If House Republicans are to overcome the various worrisome trends and warning signs we've been covering and manage to beat the odds by retaining control of the lower chamber in the November elections, they'll need to brew up something of a perfect storm: A strong economy, improved job approval numbers for the president, and a much more energized base -- perhaps courtesy of impeachment fears, a major catalyzing event, and a polarizing political foil on the other side.
One of the ways that a Democrat flipped a Trump-dominated district in southwestern Pennsylvania earlier this year was by dramatically distancing himself from unpopular party leader Nancy Pelosi. He and similarly-situated Democrats are trying to reassure voters that if their party takes control, they will help install fresh leadership. Many Republicans have been fashioning campaign strategies around attacking Pelosi, so opening up significant daylight between the widely-disliked San Francisco liberal and rank-and-file Democratic candidates from other parts of the country has been seen as a potential disruption to those carefully-laid plans. If only someone could pipe up and give the GOP's central attack line a lift...

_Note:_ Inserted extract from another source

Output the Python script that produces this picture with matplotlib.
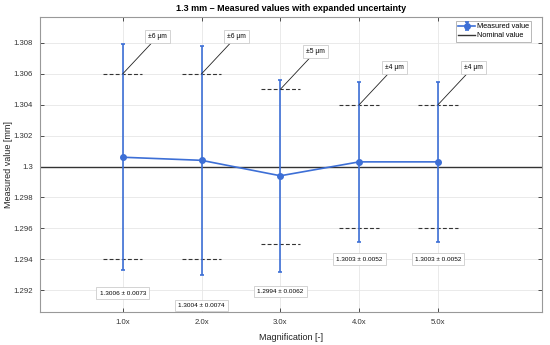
import matplotlib
matplotlib.use("Agg")
import matplotlib.pyplot as plt
import numpy as np

plt.rcParams['font.family'] = ['Liberation Sans', 'DejaVu Sans']

categories = ["1.0x", "2.0x", "3.0x", "4.0x", "5.0x"]
measured = [1.3006, 1.3004, 1.2994, 1.3003, 1.3003]
expanded_u = [0.0073, 0.0074, 0.0062, 0.0052, 0.0052]
tolerance_um = [6, 6, 5, 4, 4]
nominal = 1.3
label_y = [1.2918, 1.2910, 1.2919, 1.2940, 1.2940]

x = np.arange(1, len(categories) + 1)
blue = '#3D6FD6'

fig = plt.figure(figsize=(5.5, 3.45), dpi=100)
ax = fig.add_axes([0.0727, 0.0957, 0.9128, 0.855])

ax.axhline(nominal, color='#333333', lw=1.0, label='Nominal value', zorder=2)
ax.errorbar(x, measured, yerr=expanded_u, color=blue, lw=1.2, marker='o', ms=4,
            capsize=1.5, elinewidth=1.2, capthick=1.2, label='Measured value', zorder=3)

for xi, tol, yi, m, u in zip(x, tolerance_um, label_y, measured, expanded_u):
    t = tol / 1000.0
    for yy in (nominal + t, nominal - t):
        ax.plot([xi - 0.25, xi + 0.25], [yy, yy], color='#333333', lw=0.8,
                ls=(0, (3.5, 2)), zorder=2)
    ax.annotate(f"±{tol} µm", xy=(xi, nominal + t), xytext=(18.5, 24.5),
                textcoords='offset points', fontsize=4.8, ha='left', va='bottom',
                bbox=dict(boxstyle='square,pad=0.45', fc='white', ec='#CCCCCC', lw=0.6),
                arrowprops=dict(arrowstyle='-', color='#222222', lw=0.6,
                                shrinkA=0, shrinkB=0), zorder=4)
    ax.text(xi, yi, f"{m:.4f} ± {u:.4f}", fontsize=4.6, ha='center', va='center',
            bbox=dict(boxstyle='square,pad=0.5', fc='white', ec='#CCCCCC', lw=0.6),
            zorder=4)

ax.set_xlim(-0.05, 6.32)
ax.set_ylim(1.29058, 1.30968)
ax.set_xticks(x)
ax.set_xticklabels(categories)
ax.set_yticks([1.292, 1.294, 1.296, 1.298, 1.300, 1.302, 1.304, 1.306, 1.308])
ax.set_yticklabels(['1.292', '1.294', '1.296', '1.298', '1.3', '1.302', '1.304', '1.306', '1.308'])
ax.tick_params(direction='in', length=3, width=0.6, labelsize=5.6, colors='#333333',
               top=True, right=True, pad=5)
for s in ax.spines.values():
    s.set_color('#999999')
    s.set_linewidth(0.8)
ax.grid(True, color='#E6E6E6', lw=0.6)
ax.set_axisbelow(True)

ax.set_xlabel('Magnification [-]', fontsize=6.5, color='#222222', labelpad=5)
ax.set_ylabel('Measured value [mm]', fontsize=6.5, color='#222222')
ax.yaxis.set_label_coords(-0.054, 0.5)
ax.set_title('1.3 mm – Measured values with expanded uncertainty', fontsize=6.5,
             fontweight='bold', pad=4)

handles, labels = ax.get_legend_handles_labels()
leg = ax.legend(handles[::-1], labels[::-1], loc='upper right',
                bbox_to_anchor=(0.978, 0.986), fontsize=5.3,
                frameon=True, fancybox=False, borderpad=0.3, labelspacing=0.25,
                handlelength=2.3, handletextpad=0.2, borderaxespad=0)
leg.get_frame().set_edgecolor('#999999')
leg.get_frame().set_linewidth(0.6)

fig.savefig('out.png', dpi=100)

Nancy Pelosi wants you to know she’s not going anywhere. Despite grumblings from some Democrats and dismal approval ratings, the House minority leader aims to keep an iron grip on her leadership role, saying in an interview Tuesday that she fully intends to lead House Democrats if they recapture control of the chamber in November, as many prognosticators believe is likely. “We will win. I will run for speaker. I feel confident about it. And my members do, too,” Pelosi told a meeting of Globe reporters and editors. She was in Boston for a Democratic fund-raiser hosted by Representative Katherine Clark...“It’s important that it not be five white guys at the table, no offense,” Pelosi said, referring to the top two leadership spots in the House and Senate and the presidency. “I have no intention of walking away from that table.”...Pelosi’s determination to hang on could not delight Republicans more. The GOP, desperate to stave off a blue wave in November, is pounding Democrats in swing districts by linking them to the 78-year-old former speaker...And some in her own party are scrambling to disavow her.
I'm in this for the long haul, she vowed to Massachusetts liberals, sprinkling in some identity politics as a warning shot, effectively promising to use hardball tactics to maintain her grasp on power. All the disavowals in the world can't change the fact that she believes the math within her caucus will break in her direction, and even those Democrats who vote for another leader will end up voting along with Pelosi nearly all of the time (the same criticism applies to red state Democratic Senate incumbents and Chuck Schumer). Here's the National Republican Congressional Committee's Communications Director breathing a public sigh of relief over Pelosi's unambiguous, defiant pledge:
Nancy Pelosi says she will run for speaker if Democrats win the House – which is just what Republicans wanted to hearhttps://t.co/Qn1HjzpB92— Matt Gorman (@mattsgorman) May 2, 2018
Pelosi remains deep underwater in public favorability (the same is true of all major Congressional leaders, but she occupies an unique niche as a lighting rod) and despite being a ruthless vote-whipper, her messaging is off-putting and tone-deaf to large swaths of the country. As for some of those other metrics I mentioned above, here's another small step forward vis-a-vis the president's approval rating:
New Trump approval polls this morning from Rasmussen (49%) and Economist (44%) push Trump's average RCP approval rating up a bit higher to 43.5% - last time was this high was May 3, 2017.— Andrew Clark (@AndrewHClark) May 2, 2018
Clearly some some sort of mini-bounce going on. From North Korea news last week?
In that same Economist/YouGov poll, which contains lots of ugly numbers for Republicans, the generic Congressional ballot is looking...awfully tight, actually:
Economist/YouGov 2018 Generic Congressional Ballot:— Guy Benson (@guypbenson) May 2, 2018
Dems 42 (+3)
Lots of undecideds. pic.twitter.com/IQduF7ESx9
The X factors here, obviously, are turnout and where those undecideds end up. Late-breakers helped fuel massive Republican sweeps in 2010 and 2014, it must be said -- so while this survey's three-point spread should be relatively encouraging for the GOP, history suggests they're still behind the eight ball. If the country is generally dissatisfied and the party in power's president is even relatively unpopular, that's not a strong spot to occupy heading into the midterms. But there's plenty of time between now and the fall, and Trump has defied the laws of political gravity before. Will he do so again?